***** Data listing

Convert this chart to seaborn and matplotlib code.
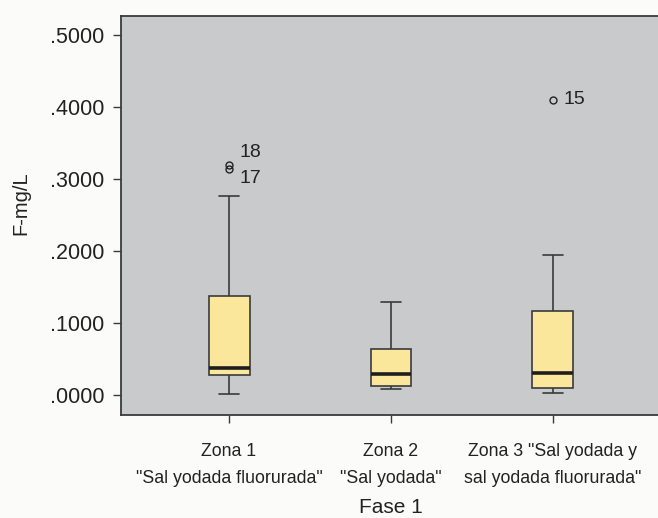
import matplotlib
matplotlib.use("Agg")
import matplotlib.pyplot as plt
import pandas as pd
import seaborn as sns

# Fluoride concentration (mg/L) per zone, phase 1
zone_labels = [
    'Zona 1\n"Sal yodada fluorurada"',
    'Zona 2\n"Sal yodada"',
    'Zona 3 "Sal yodada y\nsal yodada fluorurada"',
]
zona1 = [0.002, 0.015, 0.022, 0.028, 0.032, 0.035, 0.038,
         0.060, 0.100, 0.1375, 0.276, 0.314, 0.319]
zona2 = [0.008, 0.0125, 0.0287, 0.0634, 0.129]
zona3 = [0.0023, 0.006, 0.0093, 0.020, 0.030, 0.070, 0.1167, 0.194, 0.410]

# case ids of the outlying samples
outlier_ids = [(0, 0.319, "18"), (0, 0.314, "17"), (2, 0.410, "15")]
ytick_values = [0.0, 0.1, 0.2, 0.3, 0.4, 0.5]

df = pd.DataFrame({
    "zona": [zone_labels[0]] * len(zona1) + [zone_labels[1]] * len(zona2)
            + [zone_labels[2]] * len(zona3),
    "F": zona1 + zona2 + zona3,
})

sns.set_style("ticks")
plt.rcParams["font.family"] = ["Liberation Sans", "DejaVu Sans"]

fig = plt.figure(figsize=(6.58, 5.18), dpi=100)
fig.patch.set_facecolor("#fbfbf9")
ax = fig.add_axes([121 / 658, 103 / 518, 540 / 658, 399 / 518])
ax.set_facecolor("#c9cacc")

edge = "#3a3a3c"
text_color = "#222222"
sns.boxplot(
    data=df, x="zona", y="F", order=zone_labels, ax=ax,
    width=0.253, color="#fbe79c", linecolor=edge, linewidth=1.2,
    saturation=1, whis=1.5,
    medianprops=dict(color="#1e1e1e", linewidth=2.6),
    flierprops=dict(marker="o", markerfacecolor="none",
                    markeredgecolor=text_color, markersize=5, markeredgewidth=1.0),
)

for xi, yv, lab in outlier_ids:
    dy = 0.018 if lab == "18" else (-0.014 if lab == "17" else 0.0)
    ax.text(xi + 0.065, yv + dy, lab, fontsize=14, color=text_color,
            ha="left", va="center")

ax.set_xlim(-0.667, 2.667)
ax.set_ylim(-0.0278, 0.5264)
ax.set_yticks(ytick_values)
ax.set_yticklabels([f"{v:.4f}"[1:] for v in ytick_values])

ax.tick_params(axis="y", length=6, width=1, color=edge, pad=6,
               labelsize=15.5, labelcolor=text_color)
ax.tick_params(axis="x", length=6, width=1, color=edge, pad=14,
               labelsize=12.8, labelcolor=text_color)
for lab in ax.get_xticklabels():
    lab.set_linespacing(1.75)

for side in ["left", "bottom", "top"]:
    ax.spines[side].set_visible(True)
    ax.spines[side].set_color(edge)
    ax.spines[side].set_linewidth(1.3)
ax.spines["right"].set_visible(False)

ax.set_ylabel("F-mg/L", fontsize=14.5, color=text_color)
ax.yaxis.set_label_coords(-0.168, 0.53)
ax.set_xlabel("Fase 1", fontsize=15, color=text_color, labelpad=8)

fig.savefig("out.png", dpi=100, facecolor=fig.get_facecolor())
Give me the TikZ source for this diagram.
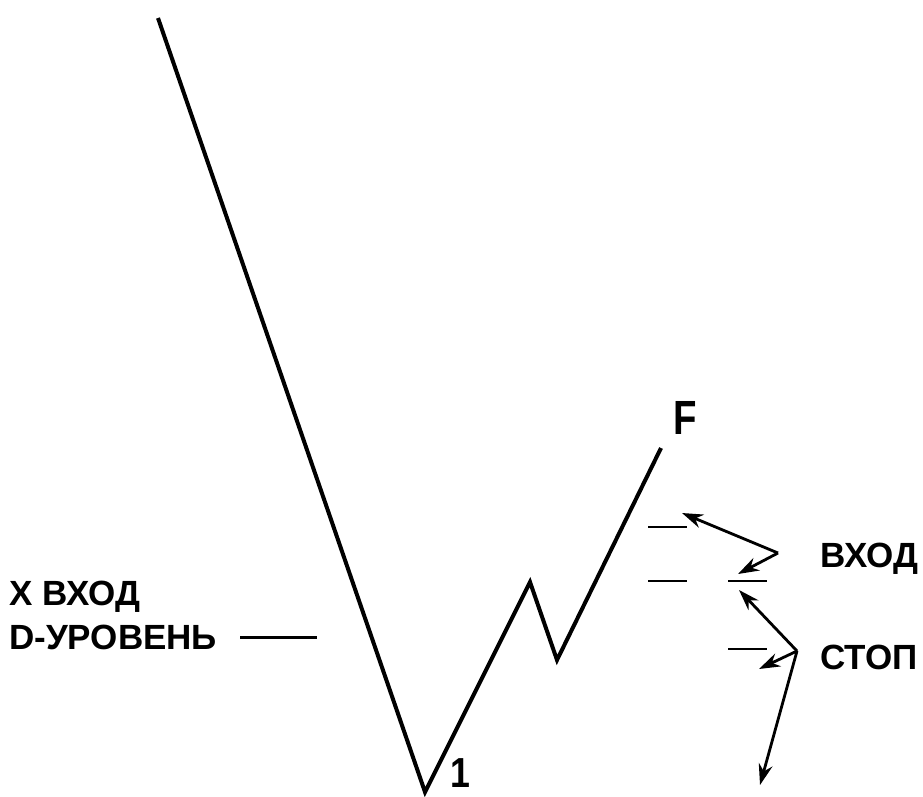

**********

**Task brief:**
The lines from the start of the data through the line that contains "lab.set_linespacing(1.75)" are to be returned exactly, please, with both ends included and every picture left out.

**Answer:**
Convert this chart to seaborn and matplotlib code.
import matplotlib
matplotlib.use("Agg")
import matplotlib.pyplot as plt
import pandas as pd
import seaborn as sns

# Fluoride concentration (mg/L) per zone, phase 1
zone_labels = [
    'Zona 1\n"Sal yodada fluorurada"',
    'Zona 2\n"Sal yodada"',
    'Zona 3 "Sal yodada y\nsal yodada fluorurada"',
]
zona1 = [0.002, 0.015, 0.022, 0.028, 0.032, 0.035, 0.038,
         0.060, 0.100, 0.1375, 0.276, 0.314, 0.319]
zona2 = [0.008, 0.0125, 0.0287, 0.0634, 0.129]
zona3 = [0.0023, 0.006, 0.0093, 0.020, 0.030, 0.070, 0.1167, 0.194, 0.410]

# case ids of the outlying samples
outlier_ids = [(0, 0.319, "18"), (0, 0.314, "17"), (2, 0.410, "15")]
ytick_values = [0.0, 0.1, 0.2, 0.3, 0.4, 0.5]

df = pd.DataFrame({
    "zona": [zone_labels[0]] * len(zona1) + [zone_labels[1]] * len(zona2)
            + [zone_labels[2]] * len(zona3),
    "F": zona1 + zona2 + zona3,
})

sns.set_style("ticks")
plt.rcParams["font.family"] = ["Liberation Sans", "DejaVu Sans"]

fig = plt.figure(figsize=(6.58, 5.18), dpi=100)
fig.patch.set_facecolor("#fbfbf9")
ax = fig.add_axes([121 / 658, 103 / 518, 540 / 658, 399 / 518])
ax.set_facecolor("#c9cacc")

edge = "#3a3a3c"
text_color = "#222222"
sns.boxplot(
    data=df, x="zona", y="F", order=zone_labels, ax=ax,
    width=0.253, color="#fbe79c", linecolor=edge, linewidth=1.2,
    saturation=1, whis=1.5,
    medianprops=dict(color="#1e1e1e", linewidth=2.6),
    flierprops=dict(marker="o", markerfacecolor="none",
                    markeredgecolor=text_color, markersize=5, markeredgewidth=1.0),
)

for xi, yv, lab in outlier_ids:
    dy = 0.018 if lab == "18" else (-0.014 if lab == "17" else 0.0)
    ax.text(xi + 0.065, yv + dy, lab, fontsize=14, color=text_color,
            ha="left", va="center")

ax.set_xlim(-0.667, 2.667)
ax.set_ylim(-0.0278, 0.5264)
ax.set_yticks(ytick_values)
ax.set_yticklabels([f"{v:.4f}"[1:] for v in ytick_values])

ax.tick_params(axis="y", length=6, width=1, color=edge, pad=6,
               labelsize=15.5, labelcolor=text_color)
ax.tick_params(axis="x", length=6, width=1, color=edge, pad=14,
               labelsize=12.8, labelcolor=text_color)
for lab in ax.get_xticklabels():
    lab.set_linespacing(1.75)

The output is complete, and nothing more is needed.